In January 1711, Anna and Friedrich Wilhelm set off for the capital of Courland, Mitawa (now Jelgava in Latvia). On the way there, fired out from the heavy drinking, the duke fell ill and died twenty-five miles from St Petersburg. Anna was a widow two months after her marriage. The duke's body was taken to Courland for burial and his wife returned to St Petersburg.
Peter the Great ordered Anna to return to Mitawa and rule Courland. Realising that his unintelligent niece might not necessarily act in Russia's best interests, the emperor dispatched his lord steward, Peter Bestuzhev-Rumin, who was given three tasks - to govern Courland, to inform the tsar of everything going on there and to be Anna's lover. Her mother protested at the last point, until she was reminded of her own youth, when she had betrayed Tsar Ioann V and given birth to a child fathered by her own bailiff, Vasily Yushkov.
Peter the Great allowed Anna forty thousand roubles a year for the running of her court. This sum was not enough to maintain her position as the rules of a small European state and the duchess was constantly obliged to ask Peter or his wife Catherine for money. When she was allowed to visit St Petersburg, she also borrowed from Russian aristocrats. In 1726, when Peter Bestuzhev-Rumin was recalled from Courland. Anna fell madly in love with Ernst Johann von Biron. He was an impoverished local nobleman, who had escaped from prison in Konigsberg, where he had killed a soldier in a fight.
After the death of Peter II in January 1730, the privy council decided to offer the Russian throne to Anna, with strict limitations on her power. A special list of "conditions" was compiled for Anna to sign. She was not allowed to declare war, make peace, set taxes, spend government money, sign death sentences and distribute or confiscate estates and honours without the permission of the eight-man council. On 25 January 1730, Russian envoys arrived in Mitawa with the document, which Anna signed.

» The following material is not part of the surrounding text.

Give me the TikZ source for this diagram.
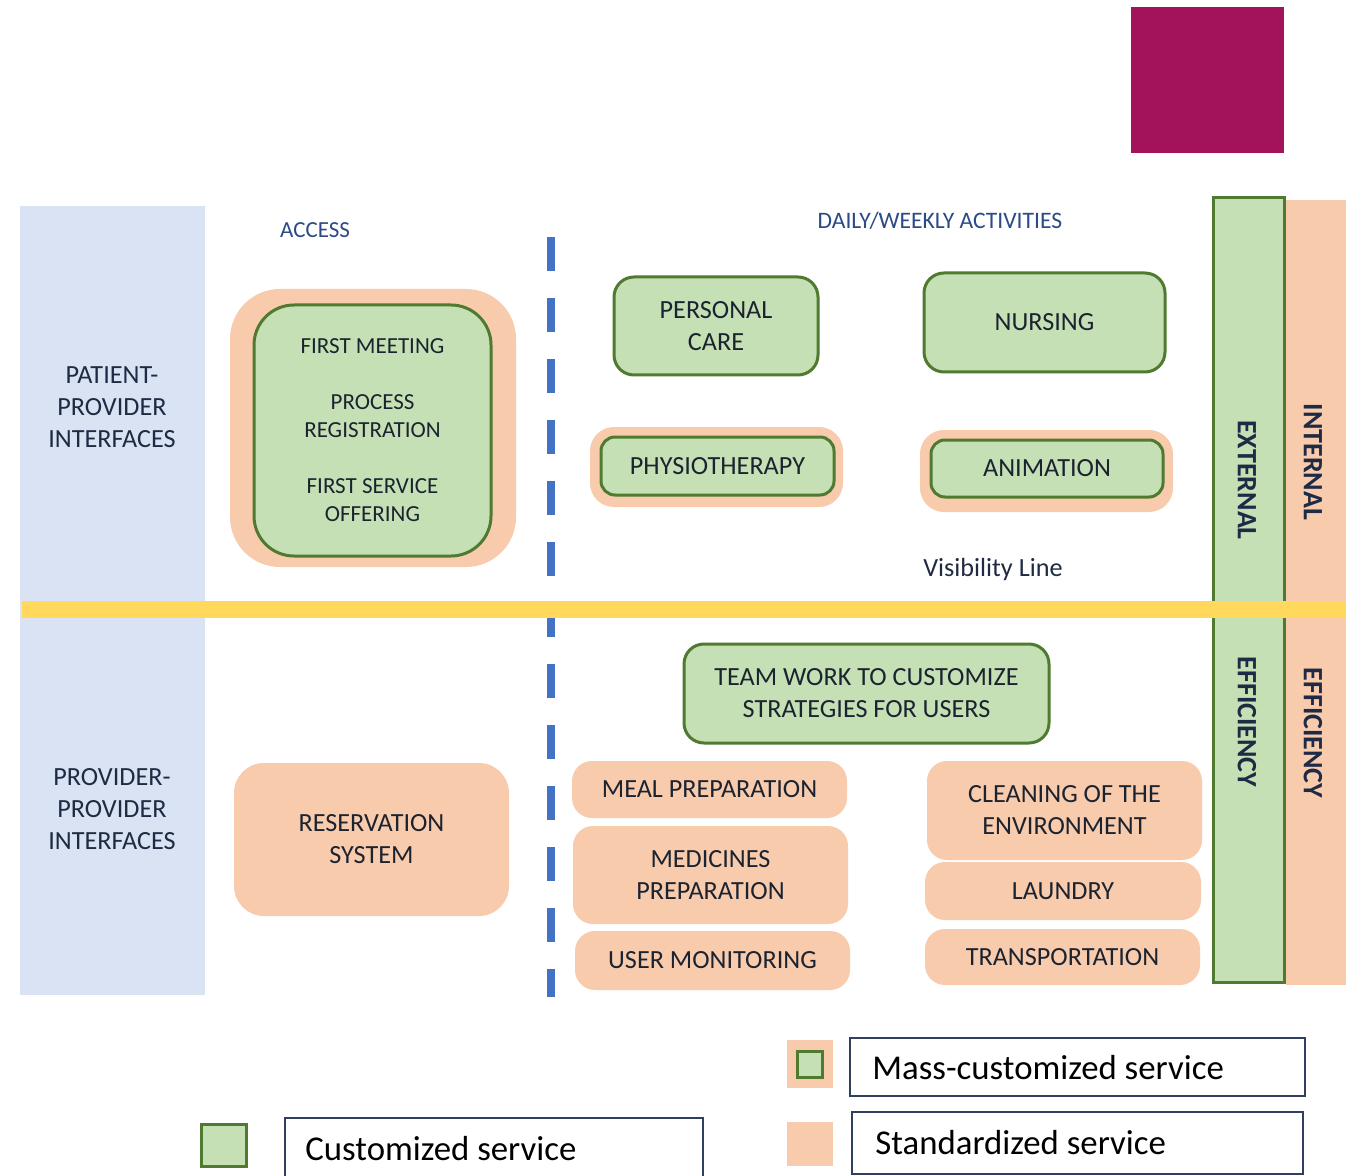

The new empress hurried to Moscow for her coronation. On 25 February 1730, a group of Moscow noblemen presented her with petition, asking her to reject the conditions and rule as an autocrat. Anna tore up document in public and arrested the members of the privy council, who were either sentenced to death or banished. On 28 April 1730, Anna Ioannovna was crowned empress of Russia in the Dormition Cathedral. Although Anna ostensibly ruled Russia with the help of a cabinet of five ministers, she left the running of the state to Ernst Johann von Biron. This period of Russian history was a time of German influence and power abuses, when all the key government posts were held by men of foreign origin. Ironically, Anna Ioannovna was the only purely Russian empress in Russian history. The unintelligent and lazy tsaritsa took virtually no role in the running of the state. She did not even sign the majority of official documents, preferring to leave them to her ministers.
In January 1732, Anna transferred the court back to St Petersburg from Moscow, a city she disliked for its traditional values and customs. After living in relative poverty in Europe, the empress decided to make up for lost time. Foreigners gasped at the splen-dour of the Russian court and Anna's own passion for luxury. The empress held parties and other forms of wild entertainment involving jesters, dwarves, idiots, Negroes, cripples and Kalmyks. Anna enjoyed watching comedies performed by Italian and German actors. She particularly liked fight scenes and organised similar contests between the court jesters.. One of the empress's other passions was card games, in which enormous sums were won and lost. One of her jesters, an Italian fiddler and juggler called Pedrillo, amassed a large fortune and returned to his hometown of Naples. Wild animals were let loose in the Peterhof Park to satisfy Anna's lust for hunting. Loaded rifles stood in all the palace rooms so that the empress could shoot at birds flying past the windows. Anna Ioannovna's love of holding weddings for her subjects led to her being termed the "national matchmaker" by one Russian historian. The most famous marriage presided over by the empress was the wedding of one of her jesters, Prince Michael Golitsyn-Kvasnik, to a Kalmyk woman called Avdotia Buzheninova. The event was celebrated in a special house carved from ice on the frozen River Neva.
All this was paid for by taxing the population. Under Anna Ioannovna, the institution of serfdom was stengthened, with landless peasants being sold like cattle. When people complained, they attracted the attention of the Secret Chancellery of Investigations, who sent the more unruly elements to the block or scaffold.
On 5 October 1740, Anna Ioannovna fainted during lunch. After twelve days of illness, she died of as a result of a kidney stone. The empress was buried in the Peter and Paul Cathedral on 23 December 1740. Nine years earlier, on 17 December 1731, Anna signed a manifesto restoring Peter the Great's practice of the sovereign designating his or her own successor. Before her death, she bequeathed the throne to her great-nephew, Ioann Antonovich, who was born in August 1740. Until he reached the age of majority, the country was to be ruled by Ernst Johann von Biron, whom Anna had made duke of Courland in 1737.